Working-class citizens were Rob Ford’s most solid supporters. At his wake on Monday and Tuesday at Toronto’s City Hall, people in construction, meat processing and parcel delivery were typical visitors, paying their respects to a man who cared ferociously about public transit, municipal expenses and constituents’ car bills. Fittingly, working-class people were the ones to lay him to rest.

Three men the size of football players, with tractors, shovels, rakes and a backhoe, dug Ford’s grave on Tuesday morning at Riverside Cemetery, four kilometres from his home in Etobicoke, a district of Toronto. The diggers, aged in their twenties to fifties, marked a plot with blue paint in front of the grave of Rob’s father, Doug Bruce Ford Sr. (Although the former mayor never seemed to mind media appearances, the cemetery’s corporate affairs office requested the diggers not be named or interviewed.) The backhoe operator lowered stabilizer legs, as the springtime ground was soft. Over the groaning engine, he listened to the spotter shout directions, clawing back the dirt and dumping it on slabs of plywood.

“Okay, hold it!” the spotter called, then stuck a measuring tape into the grave. Not yet eight feet deep, the digging continued. Within half an hour, the final displacement was eight-by-three by eight-and-a-half feet, large enough to hold the “vault,” a concrete structure that protects the casket.

Preparation was only half done. A rainstorm had hit the city the previous day, so the diggers used tractors to pick up branches in the path of the funeral procession. In the equipment garage, they opened a new tent from a cardboard box labeled “Instant Canopy” and practised setting it up. “Can you give it a yank?” one asked another. The tent was designed to give shade to the family during the burial—Ford’s grave isn’t next to any trees, although many people request plots beside majestic oaks or elms without realizing the diggers must then cut through the thickest roots and kill the trees.

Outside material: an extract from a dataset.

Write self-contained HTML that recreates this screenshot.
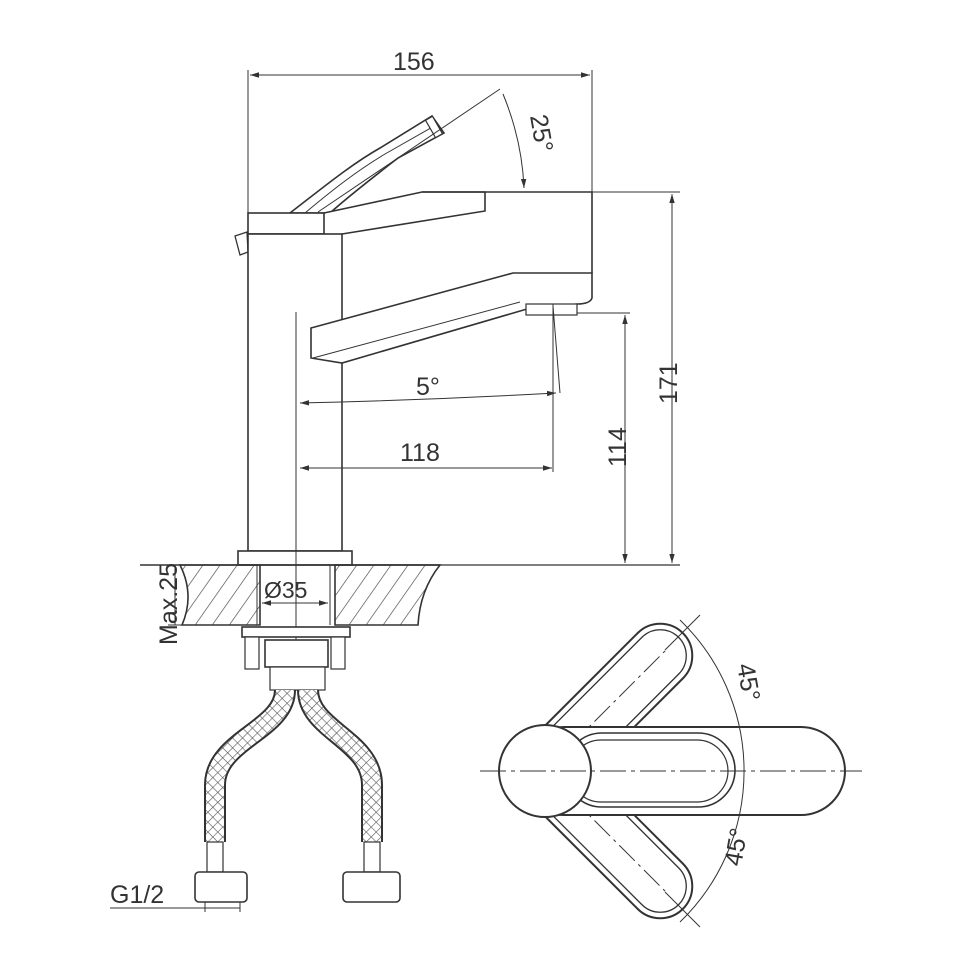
<!DOCTYPE html>
<html><head><meta charset="utf-8"><style>
html,body{margin:0;padding:0;background:#fff}
svg{display:block}
text{font-family:"Liberation Sans",sans-serif;fill:#333}
</style></head><body>
<svg width="970" height="970" viewBox="0 0 970 970" xmlns="http://www.w3.org/2000/svg">
<defs>
<pattern id="hatch" width="14" height="14" patternUnits="userSpaceOnUse" patternTransform="rotate(35)">
<line x1="0" y1="0" x2="0" y2="14" stroke="#444" stroke-width="1.3"/>
</pattern>
<pattern id="cross" width="7" height="7" patternUnits="userSpaceOnUse" patternTransform="rotate(45)">
<rect width="7" height="7" fill="#fff"/>
<line x1="0" y1="0" x2="7" y2="0" stroke="#555" stroke-width="1.2"/>
<line x1="0" y1="0" x2="0" y2="7" stroke="#555" stroke-width="1.2"/>
</pattern>
<marker id="ar" viewBox="0 0 10 10" refX="10" refY="5" markerWidth="9" markerHeight="9" orient="auto-start-reverse" markerUnits="userSpaceOnUse">
<path d="M0,2 L10,5 L0,8 z" fill="#333"/>
</marker>
</defs>
<g stroke="#333" stroke-width="1.6" fill="none">
<!-- 156 dim -->
<line x1="248" y1="70" x2="248" y2="215" stroke-width="1"/>
<line x1="592" y1="70" x2="592" y2="192" stroke-width="1"/>
<line x1="250" y1="75" x2="590" y2="75" stroke-width="1" marker-start="url(#ar)" marker-end="url(#ar)"/>
<!-- raised lever -->
<path d="M290,213 C320,190 350,165 380,148 L432,116 L444,133 L398,158 C380,172 350,195 330,213 Z" fill="#fff"/>
<path d="M305,213 C330,192 355,172 385,154 L436,125" stroke-width="1"/>
<rect x="430" y="117" width="8" height="20" transform="rotate(-30 434 127)" fill="#fff" stroke-width="1.2"/>
<!-- 25 deg -->
<line x1="318" y1="212" x2="500" y2="89" stroke-width="1"/>
<path d="M503,94 Q522,140 524,188" stroke-width="1" marker-end="url(#ar)"/>
<!-- body top -->
<path d="M324,213 L422,192 L592,192 L592,273 L342,300 L342,234 Z" fill="#fff" stroke="none"/>
<path d="M324,213 L422,192 L592,192 L592,273"/>
<path d="M422,192 L485,192 L485,211 L342,234" />
<line x1="485" y1="192" x2="680" y2="192" stroke-width="1"/>
<rect x="248" y="213" width="76" height="21" fill="#fff"/>
<path d="M235,236 L247,232 L248,252 L240,255 Z" fill="#fff" stroke-width="1.3"/>
<!-- stem -->
<rect x="248" y="234" width="94" height="317" fill="#fff"/>
<rect x="238" y="551" width="114" height="14" fill="#fff"/>
<!-- spout -->
<path d="M311,328 L513,273 L592,273 L592,298 Q590,304 577,304 L527,309 L342,363 L311,358 Z" fill="#fff"/>
<line x1="313" y1="358" x2="520" y2="302" stroke-width="1"/>
<rect x="526" y="304" width="51" height="11" fill="#fff" stroke-width="1.2"/>
<!-- centre lines -->
<line x1="296" y1="312" x2="296" y2="645" stroke-width="1"/>
<line x1="553" y1="304" x2="553" y2="472" stroke-width="1"/>
<line x1="553" y1="306" x2="560" y2="393" stroke-width="1"/>
<!-- 5 deg -->
<path d="M300,403 Q430,400 556,393" stroke-width="1" marker-start="url(#ar)" marker-end="url(#ar)"/>
<!-- 118 -->
<line x1="300" y1="468" x2="552" y2="468" stroke-width="1" marker-start="url(#ar)" marker-end="url(#ar)"/>
<!-- 114 -->
<line x1="577" y1="313" x2="630" y2="313" stroke-width="1"/>
<line x1="625" y1="315" x2="625" y2="563" stroke-width="1" marker-start="url(#ar)" marker-end="url(#ar)"/>
<!-- 171 -->
<line x1="672" y1="194" x2="672" y2="563" stroke-width="1" marker-start="url(#ar)" marker-end="url(#ar)"/>
<line x1="352" y1="565" x2="680" y2="565" stroke-width="1.2"/>
<!-- countertop -->
<path d="M180,565 L260,565 L260,625 L182,625 Q195,595 180,565 Z" fill="url(#hatch)"/>
<path d="M335,565 L440,565 Q420,590 418,625 L335,625 Z" fill="url(#hatch)"/>
<line x1="140" y1="565" x2="440" y2="565"/>
<line x1="257" y1="565" x2="257" y2="625" stroke-width="1"/>
<line x1="330" y1="565" x2="330" y2="625" stroke-width="1"/>
<line x1="175" y1="565" x2="175" y2="625" stroke-width="1"/>
<line x1="168" y1="625" x2="260" y2="625" stroke-width="1"/>
<line x1="262" y1="603" x2="328" y2="603" stroke-width="1" marker-start="url(#ar)" marker-end="url(#ar)"/>
<!-- nut assembly -->
<rect x="242" y="627" width="108" height="10" fill="#fff"/>
<rect x="245" y="637" width="14" height="32" fill="#fff" stroke-width="1.2"/>
<rect x="331" y="637" width="14" height="32" fill="#fff" stroke-width="1.2"/>
<rect x="265" y="640" width="63" height="27" fill="#fff"/>
<rect x="270" y="667" width="55" height="23" fill="#fff" stroke-width="1.2"/>
<!-- hoses -->
<path d="M285,690 C285,730 215,740 215,785 L215,842" stroke="#333" stroke-width="22"/>
<path d="M285,690 C285,730 215,740 215,785 L215,842" stroke="url(#cross)" stroke-width="18"/>
<path d="M308,690 C308,730 372,740 372,785 L372,842" stroke="#333" stroke-width="22"/>
<path d="M308,690 C308,730 372,740 372,785 L372,842" stroke="url(#cross)" stroke-width="18"/>
<rect x="207" y="842" width="16" height="30" fill="#fff" stroke-width="1.2"/>
<rect x="364" y="842" width="16" height="30" fill="#fff" stroke-width="1.2"/>
<rect x="195" y="872" width="52" height="30" rx="4" fill="#fff"/>
<rect x="343" y="872" width="57" height="30" rx="4" fill="#fff"/>
<line x1="110" y1="908" x2="240" y2="908" stroke-width="1"/>
<line x1="205" y1="902" x2="205" y2="912" stroke-width="1"/>
<line x1="240" y1="902" x2="240" y2="912" stroke-width="1"/>
<!-- top view: arms -->
<g transform="rotate(-45 545 771)">
<rect x="545" y="739" width="195" height="64" rx="32" fill="#fff" stroke-width="2"/>
<rect x="550" y="745" width="184" height="52" rx="26" stroke-width="1.3"/>
<line x1="580" y1="771" x2="720" y2="771" stroke-width="1" stroke-dasharray="22,5,3,5"/>
</g>
<g transform="rotate(45 545 771)">
<rect x="545" y="739" width="195" height="64" rx="32" fill="#fff" stroke-width="2"/>
<rect x="550" y="745" width="184" height="52" rx="26" stroke-width="1.3"/>
<line x1="580" y1="771" x2="720" y2="771" stroke-width="1" stroke-dasharray="22,5,3,5"/>
</g>
<rect x="520" y="727" width="325" height="88" rx="44" fill="#fff" stroke-width="2"/>
<rect x="565" y="733" width="170" height="74" rx="37" stroke-width="1.6"/>
<rect x="570" y="740" width="158" height="62" rx="31" stroke-width="1.2"/>
<circle cx="545" cy="771" r="46" fill="#fff" stroke-width="2"/>
<line x1="480" y1="771" x2="862" y2="771" stroke-width="1" stroke-dasharray="26,5,4,5"/>
<path d="M680,620 A210,210 0 0 1 680,922" stroke-width="1"/>
<line x1="665" y1="650" x2="700" y2="615" stroke-width="1"/>
<line x1="665" y1="892" x2="700" y2="927" stroke-width="1"/>
</g>
<g font-size="25">
<text x="393" y="70">156</text>
<text x="416" y="395">5°</text>
<text x="400" y="461">118</text>
<text transform="translate(530,116) rotate(80)">25°</text>
<text transform="translate(626,467) rotate(-90)">114</text>
<text transform="translate(677,404) rotate(-90)">171</text>
<text transform="translate(177,645) rotate(-90)">Max.25</text>
<text x="264" y="598" font-size="23">Ø35</text>
<text x="110" y="903">G1/2</text>
<text transform="translate(737,665) rotate(80)">45°</text>
<text transform="translate(741,867) rotate(-80)">45°</text>
</g>
</svg>
</body></html>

In a minivan, a mechanic arrived with fold-up chairs. The diggers began to wipe them down with rags, but when they patted the cushions and released clouds of dirt, they decided they needed a pressure cleaner. “Want me to get the air?” one asked. “Sure, that’ll work,” his boss replied. Also in the garage were rolls of turf, which covered the mound of dirt until it was time to fill in the grave.

The cemetery was groomed but not synthetic-looking, with the odd mismatched patch of grass and wayward wreath, and located next to a Pizza Hut.

The burial service—following the public funeral that stopped traffic in downtown Toronto—wasn’t be elaborate, either. As the diggers cleaned the chairs, one took a closer look at them. “I have these chairs at home,” he said. “I think they were $10 each.”